Dopo la gara lunga, infatti, qualche pilota, tra cui Bagnaia ed Enea Bastianini, si è lamentato di aver fatto fatica a mandare in temperatura la gomma media. Qual è il motivo di queste difficoltà secondo te?
"E' un tema di cui si era già parlato dopo le due gare di Misano e se ne è parlato di nuovo anche a Mandalika. Si capisce che scaldare le gomme dipende dallo stile di guida del pilota, dal tipo di moto e dal bilanciamento, quindi puoi metterle in temperatura più o meno bene, anche se abbiamo notato che la tendenza è che ci vuole qualche giro in più. E questo è un segnale che ci fa dire che le moto sono sempre più sbilanciate sull'anteriore.
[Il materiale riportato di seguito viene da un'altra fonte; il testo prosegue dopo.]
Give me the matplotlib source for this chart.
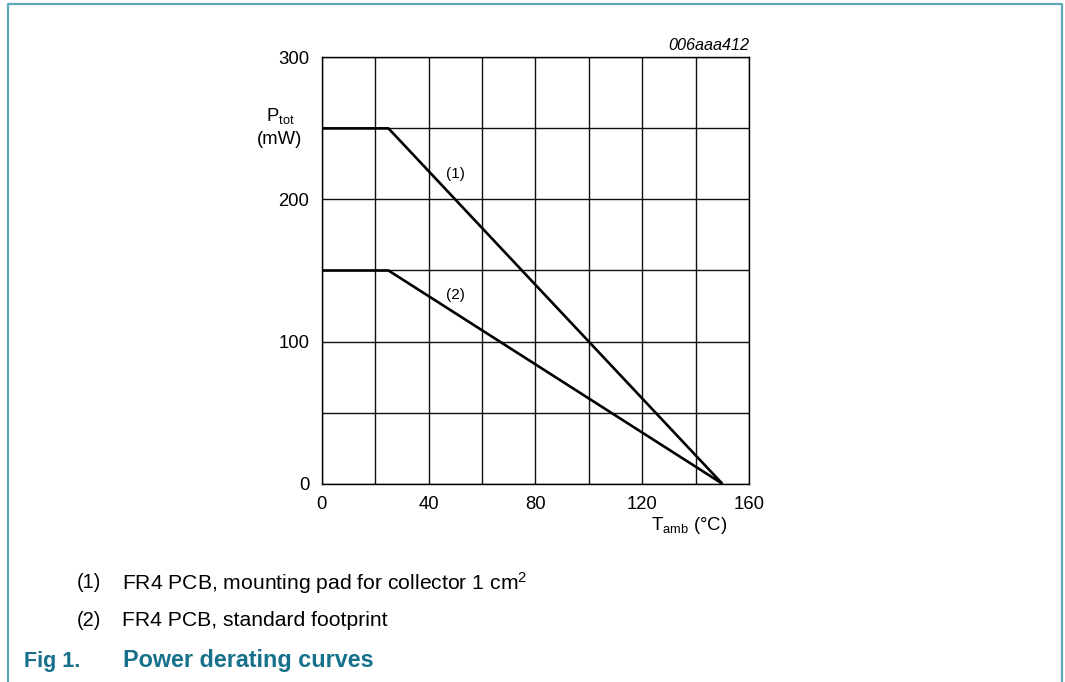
import matplotlib
matplotlib.use("Agg")
import matplotlib.pyplot as plt
from matplotlib.lines import Line2D

plt.rcParams['font.family'] = ['Liberation Sans', 'DejaVu Sans']
plt.rcParams['mathtext.fontset'] = 'custom'
plt.rcParams['mathtext.rm'] = 'Liberation Sans'
plt.rcParams['mathtext.it'] = 'Liberation Sans:italic'

# data
t_amb = [0, 25, 150]
p_fr4_1cm2 = [250, 250, 0]
p_fr4_std = [150, 150, 0]
x_ticks = [0, 40, 80, 120, 160]
y_ticks = [0, 100, 200, 300]
curve_labels = ["(1)", "(2)"]
caption_lines = ["FR4 PCB, mounting pad for collector 1 cm$^{2}$", "FR4 PCB, standard footprint"]

W, H = 1065, 682
fig = plt.figure(figsize=(W / 100, H / 100), dpi=100)


def fx(px):
    return px / W


def fy(py):
    return 1 - py / H


ax = fig.add_axes([fx(321.7), fy(483.7), fx(749) - fx(321.7), fy(57.3) - fy(483.7)])
ax.set_xlim(0, 160)
ax.set_ylim(0, 300)
ax.set_xticks(x_ticks)
ax.set_yticks(y_ticks)
ax.set_xticks(range(0, 161, 20), minor=True)
ax.set_yticks(range(0, 301, 50), minor=True)
ax.grid(which='both', color='#111111', linewidth=1.0)
ax.set_axisbelow(True)
ax.tick_params(which='both', length=0)
ax.tick_params(axis='y', pad=9, labelsize=13.3)
ax.tick_params(axis='x', pad=9, labelsize=13.3)
for s in ax.spines.values():
    s.set_linewidth(1.0)
    s.set_color('#000000')

ax.plot(t_amb, p_fr4_1cm2, color='black', linewidth=1.9, solid_capstyle='butt', zorder=3)
ax.plot(t_amb, p_fr4_std, color='black', linewidth=1.9, solid_capstyle='butt', zorder=3)
ax.text(50, 218, curve_labels[0], fontsize=11, ha='center', va='center')
ax.text(50, 133, curve_labels[1], fontsize=11, ha='center', va='center')

fig.text(fx(280), fy(116), r"P$_{\mathrm{tot}}$", fontsize=13.3, ha='center', va='center')
fig.text(fx(280), fy(140), "(mW)", fontsize=13.3, ha='center', va='center')
fig.text(fx(689), fy(526), r"T$_{\mathrm{amb}}$ (°C)", fontsize=13.3, ha='center', va='center')
fig.text(fx(749), fy(45), "006aaa412", fontsize=11.7, style='italic', ha='right', va='center')

fig.text(fx(77), fy(583), "(1)", fontsize=14.5, ha='left', va='center')
fig.text(fx(122), fy(583), caption_lines[0], fontsize=15.2, ha='left', va='center')
fig.text(fx(77), fy(621), "(2)", fontsize=14.5, ha='left', va='center')
fig.text(fx(122), fy(621), caption_lines[1], fontsize=15.2, ha='left', va='center')

teal = '#17718a'
fig.text(fx(24), fy(661), "Fig 1.", fontsize=15.5, fontweight='bold', color=teal, ha='left', va='center')
fig.text(fx(123), fy(661), "Power derating curves", fontsize=16.8, fontweight='bold', color=teal, ha='left', va='center')

border = '#5ea8b8'
fig.add_artist(Line2D([fx(8), fx(8), fx(1062), fx(1062)], [0, fy(4), fy(4), 0],
                      color=border, linewidth=1.6, transform=fig.transFigure))

fig.savefig("out.png", dpi=100)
Con così tanto carico sul davanti e poco sul posteriore bisogna trovare la tecnica giusta per scaldare le gomme, altrimenti si rischia sempre di metterci almeno un giro in più rispetto al passato".
Ora ci si sposta in Giappone per l'ultimo atto della prima tripletta: cosa ci puoi dire del tracciato di Motegi?
"E' un circuito che conosciamo bene, visto che ormai è un appuntamento fisso del calendario. Inoltre, i costruttori giapponesi lo utilizzando anche per dei test privati, quindi abbiamo abbastanza dati. E' un circuito molto diverso da Mandalika, che offre un buon grip sia sul bagnato che sull'asciutto e che possiamo definire 'stop and go', con un susseguirsi di accelerazioni e di frenate violente".
Alla luce di questo, che scelte avete fatto per l'allocazione del Gran Premio del Giappone?
"Dopo aver utilizzato quelle da alte temperature a Mandalika, torniamo ad avere le carcasse standard, con tre soluzioni simmetriche all'anteriore e due asimmetriche al posteriore. Le mescole hanno lo stesso centraggio di quelle del 2023, ma sono quelle realizzate con la nuova tecnologia 2024. Quindi non ci sono delle novità particolarmente rilevanti".